On Nov. 2, Texas voters gave conservatives unprecedented control of our state.
Republicans handily won every statewide race, giving Rick Perry, already the state’s longest-serving governor, another four years to hone the patronage system he’s built to reward friends and campaign contributors. Former Houston Mayor Bill White, heralded as the Democrats’ best gubernatorial candidate since Ann Richards, lost by 12 points. Three Democratic congressmen were swept out of office by Republicans. The three incumbents—Chet Edwards, Solomon Ortiz Sr. and Ciro Rodriguez—had served a combined 57 years in Congress. While none of them reminded anyone of Barbara Jordan, they did bring a lot of federal dollars home to Texas. The loss of seniority will hurt their districts and the state.

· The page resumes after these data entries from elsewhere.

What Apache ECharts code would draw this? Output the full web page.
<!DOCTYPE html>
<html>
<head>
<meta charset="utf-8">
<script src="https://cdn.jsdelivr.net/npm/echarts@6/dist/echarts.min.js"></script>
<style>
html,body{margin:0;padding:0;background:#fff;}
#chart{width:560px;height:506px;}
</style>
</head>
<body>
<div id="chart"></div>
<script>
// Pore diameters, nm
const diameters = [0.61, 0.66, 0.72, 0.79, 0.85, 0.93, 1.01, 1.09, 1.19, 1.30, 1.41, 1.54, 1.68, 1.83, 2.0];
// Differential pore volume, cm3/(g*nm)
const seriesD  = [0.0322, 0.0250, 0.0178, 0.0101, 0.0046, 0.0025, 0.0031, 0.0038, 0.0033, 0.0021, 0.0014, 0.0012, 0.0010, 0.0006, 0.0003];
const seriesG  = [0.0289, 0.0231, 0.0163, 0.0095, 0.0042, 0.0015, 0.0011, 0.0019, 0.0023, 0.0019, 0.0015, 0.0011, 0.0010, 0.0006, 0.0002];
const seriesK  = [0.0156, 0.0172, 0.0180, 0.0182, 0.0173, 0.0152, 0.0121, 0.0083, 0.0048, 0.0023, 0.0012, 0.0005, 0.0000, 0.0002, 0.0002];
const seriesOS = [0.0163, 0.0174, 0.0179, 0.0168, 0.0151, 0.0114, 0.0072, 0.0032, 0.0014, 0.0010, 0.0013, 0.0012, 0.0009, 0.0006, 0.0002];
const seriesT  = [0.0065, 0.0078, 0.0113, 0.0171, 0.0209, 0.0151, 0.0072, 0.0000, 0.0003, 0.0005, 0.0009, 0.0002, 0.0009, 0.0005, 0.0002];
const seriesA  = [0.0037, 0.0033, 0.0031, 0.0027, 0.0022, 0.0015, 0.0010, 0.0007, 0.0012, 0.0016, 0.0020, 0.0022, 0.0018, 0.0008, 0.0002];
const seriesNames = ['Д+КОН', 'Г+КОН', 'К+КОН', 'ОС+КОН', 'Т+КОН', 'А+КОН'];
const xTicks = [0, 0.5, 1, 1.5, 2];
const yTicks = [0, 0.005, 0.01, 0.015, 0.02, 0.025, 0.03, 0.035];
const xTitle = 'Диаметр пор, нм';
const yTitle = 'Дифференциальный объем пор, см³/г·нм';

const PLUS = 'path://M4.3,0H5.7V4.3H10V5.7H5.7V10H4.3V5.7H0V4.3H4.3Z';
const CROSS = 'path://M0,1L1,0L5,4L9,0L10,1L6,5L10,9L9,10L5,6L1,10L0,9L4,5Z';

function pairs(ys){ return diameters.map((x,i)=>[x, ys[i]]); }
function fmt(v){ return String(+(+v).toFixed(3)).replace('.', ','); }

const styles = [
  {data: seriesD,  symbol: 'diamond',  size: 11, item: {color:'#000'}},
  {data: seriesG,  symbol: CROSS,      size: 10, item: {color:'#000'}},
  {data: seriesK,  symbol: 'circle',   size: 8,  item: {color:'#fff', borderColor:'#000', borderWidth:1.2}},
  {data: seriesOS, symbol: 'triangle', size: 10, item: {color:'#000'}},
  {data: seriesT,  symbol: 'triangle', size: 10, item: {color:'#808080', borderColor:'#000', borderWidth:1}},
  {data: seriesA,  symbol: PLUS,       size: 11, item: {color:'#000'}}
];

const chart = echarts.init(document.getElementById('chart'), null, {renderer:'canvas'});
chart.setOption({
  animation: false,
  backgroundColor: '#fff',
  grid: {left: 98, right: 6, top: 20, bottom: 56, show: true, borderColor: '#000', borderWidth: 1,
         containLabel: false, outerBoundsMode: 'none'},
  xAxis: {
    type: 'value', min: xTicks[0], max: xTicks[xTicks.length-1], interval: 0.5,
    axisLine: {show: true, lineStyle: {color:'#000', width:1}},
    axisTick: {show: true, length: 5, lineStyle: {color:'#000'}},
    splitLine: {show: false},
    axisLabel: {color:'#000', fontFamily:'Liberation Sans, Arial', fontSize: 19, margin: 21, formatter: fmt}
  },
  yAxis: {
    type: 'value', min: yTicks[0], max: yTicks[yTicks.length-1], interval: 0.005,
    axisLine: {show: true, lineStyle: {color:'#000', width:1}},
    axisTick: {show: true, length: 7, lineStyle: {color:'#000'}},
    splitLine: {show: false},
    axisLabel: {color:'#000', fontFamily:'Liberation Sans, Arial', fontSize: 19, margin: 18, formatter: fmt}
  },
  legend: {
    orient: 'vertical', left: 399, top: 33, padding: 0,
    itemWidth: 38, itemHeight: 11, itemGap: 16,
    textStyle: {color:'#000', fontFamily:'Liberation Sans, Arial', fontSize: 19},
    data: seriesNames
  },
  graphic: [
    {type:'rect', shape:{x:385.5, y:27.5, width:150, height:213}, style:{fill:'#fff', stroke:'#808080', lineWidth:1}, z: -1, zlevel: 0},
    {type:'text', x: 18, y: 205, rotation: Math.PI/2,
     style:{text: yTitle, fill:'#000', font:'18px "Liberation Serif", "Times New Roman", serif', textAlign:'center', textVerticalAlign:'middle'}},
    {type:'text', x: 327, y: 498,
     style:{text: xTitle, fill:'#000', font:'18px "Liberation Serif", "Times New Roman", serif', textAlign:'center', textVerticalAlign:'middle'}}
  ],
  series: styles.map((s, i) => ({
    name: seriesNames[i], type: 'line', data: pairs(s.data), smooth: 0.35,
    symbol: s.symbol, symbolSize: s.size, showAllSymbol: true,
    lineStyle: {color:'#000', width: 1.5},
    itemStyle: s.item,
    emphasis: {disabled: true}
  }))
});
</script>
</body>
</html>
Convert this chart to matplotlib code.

But perhaps the Democrats’ most devastating defeats came in the Texas Legislature. The GOP gained 22 seats in the state House—an electoral sweep we would have considered unfathomable had we not just witnessed it. At press time, Republicans held 99 seats, with a recount looming in one Austin district. Most House rules can be suspended by a two-thirds vote, so 100 seats in the 150-member House would permit Republicans to legislate whatever they want.
That’s a scary prospect with the state facing an estimated budget shortfall of $18 billion to $25 billion. Many of the new GOP legislators are Tea Party activists, elected on a platform of balancing the budget with “no new taxes.” They will arrive in Austin intent on cutting bloated state spending. They’ll quickly run hard into the realization that the lawmakers who went before them have already cut state services to the bone. Texas spends less per resident than any state in the country.
The question is how far the far-right revolutionaries will go. Will they mellow as they govern? Or will they permanently hobble our state to honor Tea Party ideology, inflicting lasting harm on Texas’ poor, sick and elderly?
Texas Democrats often talk of the 2003 legislative session as their historic low point, when Republicans held 88 seats in the House and used a $10 billion shortfall to eviscerate state social programs. Well, the bad times are here again—only this time, it’s worse. The prospect of 99 (or 100) conservative House Republicans addressing a $25 billion shortfall by hacking away at the state budget is truly frightening.
There will be better days ahead for Texas Democrats. But for the vulnerable Texans who rely on state services, life is about to get worse.